# Welcome!



## pjk (Jun 18, 2013)

Welcome to the Puzzle Designing, Building, and Modding forum. This is where you can discuss all things related to puzzle design.

Over the years we have considered adding this section to the forum but never did due to several issues. We now think there is enough interest to create a forum for it, and we hope it will spark further interest in field puzzle building.

We are looking for more experienced puzzle builders to contribute a few guides and/or resources for:
1) How to get started puzzle building?
2) What are the costs?
3) Where can you buy materials?
4) Design strategies?
5) Production tips?

Feel free to create a topic/guide here if you have something to contribute.

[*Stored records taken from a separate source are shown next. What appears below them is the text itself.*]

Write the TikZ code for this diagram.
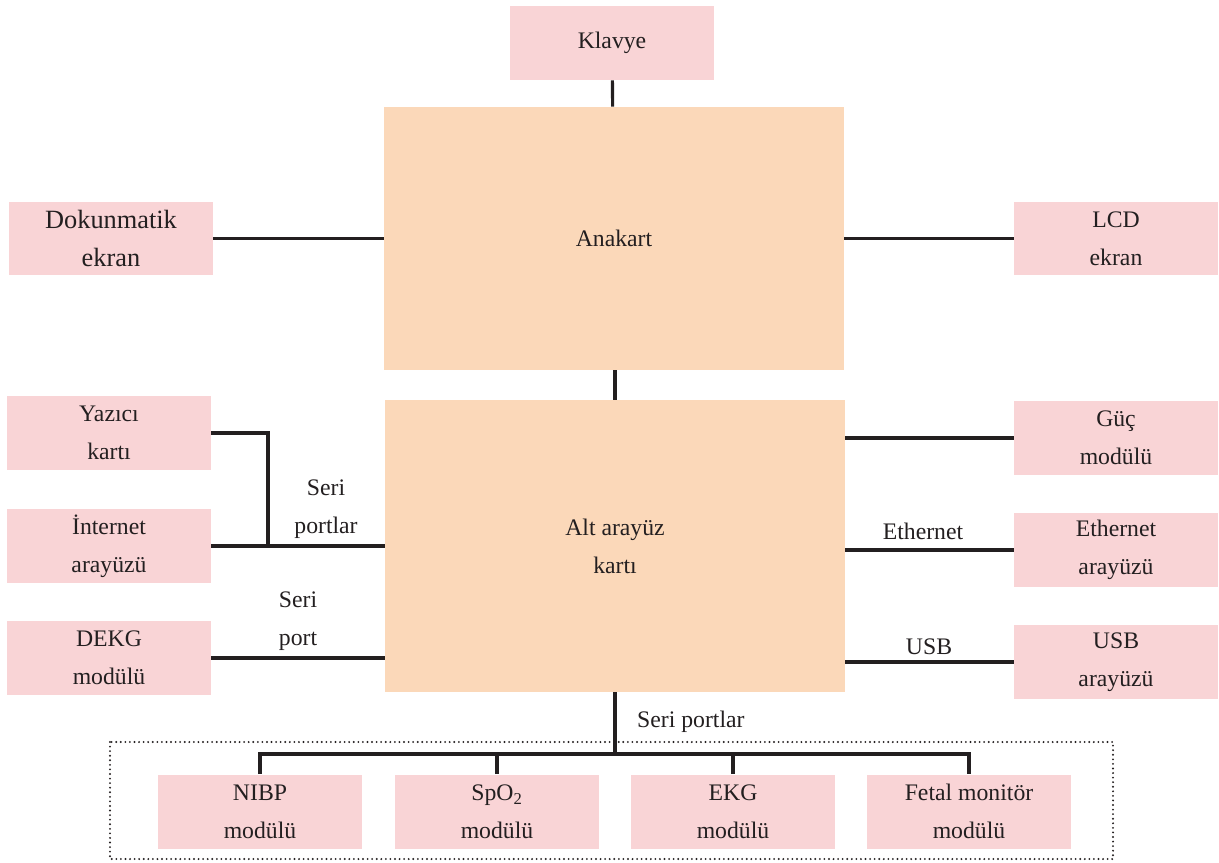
\documentclass[tikz,border=0pt]{standalone}
\usepackage{fontspec}
\setmainfont{Liberation Serif}
\usepackage{tikz}
\definecolor{kpink}{RGB}{249,212,214}
\definecolor{korange}{RGB}{251,216,185}
\definecolor{kline}{RGB}{35,31,32}

\begin{document}
\begin{tikzpicture}[x=0.02cm, y=-0.02cm,
  every node/.style={font=\fontsize{13.5}{21.5}\selectfont, text=kline, align=center},
  box/.style={fill=kpink, minimum width=4.08cm, minimum height=1.48cm, inner sep=0pt},
  board/.style={fill=korange, inner sep=0pt},
  conn/.style={draw=kline, line width=1.8pt}]
\useasboundingbox (0,0) rectangle (1219,862);
\node[box] (klavye) at (612,43) {Klavye};
\node[board, minimum width=9.2cm, minimum height=5.26cm] (anakart) at (614,238.5) {Anakart};
\node[box, font=\fontsize{15}{21.5}\selectfont] (dokun) at (111,238.5) {Dokunmatik\\ekran};
\node[box] (lcd) at (1116,238.5) {LCD\\ekran};
\node[board, minimum width=9.2cm, minimum height=5.84cm] (alt) at (615,546) {Alt arayüz\\kartı};
\node[box] (yazici) at (109,433) {Yazıcı\\kartı};
\node[box] (internet) at (109,546) {İnternet\\arayüzü};
\node[box] (dekg) at (109,658) {DEKG\\modülü};
\node[box] (guc) at (1116,438) {Güç\\modülü};
\node[box] (ethernet) at (1116,550) {Ethernet\\arayüzü};
\node[box] (usb) at (1116,662) {USB\\arayüzü};
\node[box] (nibp) at (260,811.5) {NIBP\\modülü};
\node[box] (spo) at (497,811.5) {SpO\textsubscript{2}\\modülü};
\node[box] (ekg) at (733,811.5) {EKG\\modülü};
\node[box] (fetal) at (969,811.5) {Fetal monitör\\modülü};
\draw[conn] (klavye) -- (anakart);
\draw[conn] (dokun) -- (anakart);
\draw[conn] (lcd) -- (anakart);
\draw[conn] (anakart.south -| alt.north) -- (alt.north);
\coordinate (serij) at (268,545);
\draw[conn] (yazici.east) -| (serij);
\draw[conn] (internet.east) -- (internet.east -| alt.west);
\draw[conn] (dekg.east) -- (dekg.east -| alt.west);
\draw[conn] (guc.west -| alt.east) -- (guc.west);
\draw[conn] (ethernet.west -| alt.east) -- (ethernet.west);
\draw[conn] (usb.west -| alt.east) -- (usb.west);
\node (seri1) at (326,509) {Seri\\portlar};
\node (seri2) at (298,621) {Seri\\port};
\node (ethlbl) at (923,531) {Ethernet};
\node (usblbl) at (929,647) {USB};
% bottom bus
\coordinate (bus) at (615,754);
\draw[conn] (alt.south) -- (bus);
\draw[conn] (nibp.north) |- (bus) -| (fetal.north);
\draw[conn] (spo.north) -- (spo.north |- bus);
\draw[conn] (ekg.north) -- (ekg.north |- bus);
\node[anchor=west] (seri3) at (631,722) {Seri portlar};
\draw[kline, line width=1.2pt, line cap=round, dash pattern=on 0pt off 2.6pt] (110,742) rectangle (1113,859);
\end{tikzpicture}
\end{document}
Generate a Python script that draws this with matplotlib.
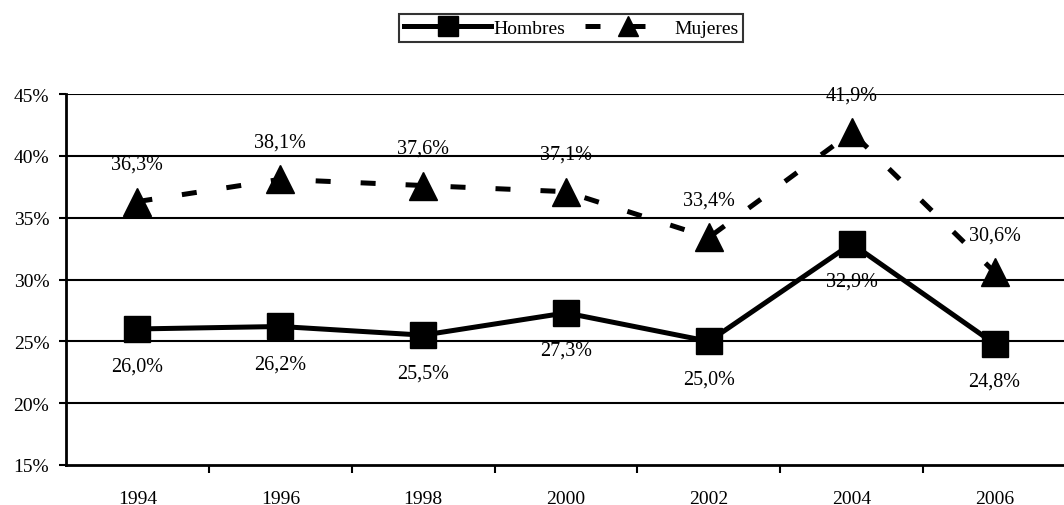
import matplotlib
matplotlib.use("Agg")
import matplotlib.pyplot as plt
from matplotlib.ticker import FixedLocator, NullFormatter

years = ["1994", "1996", "1998", "2000", "2002", "2004", "2006"]
hombres = [26.0, 26.2, 25.5, 27.3, 25.0, 32.9, 24.8]
mujeres = [36.3, 38.1, 37.6, 37.1, 33.4, 41.9, 30.6]
yticks = [15, 20, 25, 30, 35, 40, 45]

plt.rcParams['font.family'] = ['Liberation Serif', 'DejaVu Serif']
plt.rcParams['font.size'] = 14

fig = plt.figure(figsize=(10.64, 5.06), dpi=100)
ax = fig.add_axes([66/1064, 1-466/506, 1000/1064, (466-95)/506])
x = list(range(len(years)))

ax.set_xlim(-0.5, len(years) - 0.5)
ax.set_ylim(15, 45)
for t in yticks[1:]:
    ax.axhline(t, color='black', lw=1.5, zorder=1)

lh, = ax.plot(x, hombres, color='black', lw=3.6, marker='s', markersize=19,
              solid_joinstyle='miter', zorder=3, label='Hombres')
lm, = ax.plot(x, mujeres, color='black', lw=3.6, marker='^', markersize=20,
              linestyle=(0, (3.0, 6.0)), dash_capstyle='butt', zorder=3, label='Mujeres')

for xi, v in zip(x, hombres):
    ax.annotate(f"{v:.1f}%".replace('.', ','), (xi, v), xytext=(0, -27),
                textcoords='offset points', ha='center', va='center', fontsize=14.5)
for xi, v in zip(x, mujeres):
    ax.annotate(f"{v:.1f}%".replace('.', ','), (xi, v), xytext=(0, 27),
                textcoords='offset points', ha='center', va='center', fontsize=14.5)

ax.set_yticks(yticks)
ax.set_yticklabels([f"{t}%" for t in yticks])
ax.set_xticks(x)
ax.set_xticklabels(years)
ax.tick_params(axis='x', which='major', length=0, pad=18)
ax.xaxis.set_minor_locator(FixedLocator([i + 0.5 for i in range(len(years) - 1)]))
ax.xaxis.set_minor_formatter(NullFormatter())
ax.tick_params(axis='x', which='minor', length=6, width=1.5, direction='out')
ax.tick_params(axis='y', length=5, width=1.5, direction='out', pad=7)

for s in ['top', 'right']:
    ax.spines[s].set_visible(False)
ax.spines['left'].set_linewidth(2)
ax.spines['bottom'].set_linewidth(2)

leg = fig.legend(handles=[lh, lm], loc='center', bbox_to_anchor=(571/1064, 1-29/506),
                 ncol=2, frameon=True, fancybox=False, edgecolor='black',
                 handlelength=4.5, handletextpad=0.1, columnspacing=1.0,
                 borderpad=0.25, fontsize=14, markerscale=0.75)
leg.get_frame().set_linewidth(1.5)

fig.savefig("out.png", dpi=100)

Expect a wiki page in the future.

If you are interested in helping develop this forum and possibility help moderate it, please send me a PM.

*Please keep all posts in this forum about puzzle building, designing, and modding.*​


----------



## Lagom (Jun 18, 2013)

Your mailbox is full


----------



## pjk (Jun 19, 2013)

Lagom said:


> Your mailbox is full


Fixed.


----------



## emolover (Jun 19, 2013)

Is this strictly for making puzzles physically? I have some knowledge of using programs like CAD and Inventor.


----------



## Owen (Jun 19, 2013)

Awesome, maybe a board like this will make this site more diverse and less speed-oriented.


----------



## pjk (Jun 19, 2013)

emolover said:


> Is this strictly for making puzzles physically? I have some knowledge of using programs like CAD and Inventor.


No, for programs like CAD and Solidworks too. Especially since these are directly related to puzzle design, and often are made prior to physically producing a puzzle.


----------



## speedcuber50 (Jul 3, 2013)

This should be a subforum of the "Hardware Area". (Also, it's not on the navigation bar of the home page of this site. Why not?)


----------



## pjk (Jul 16, 2013)

speedcuber50 said:


> This should be a subforum of the "Hardware Area". (Also, it's not on the navigation bar of the home page of this site. Why not?)


Thanks for the suggestion. We haven't yet added it to the homepage, but will soon.


----------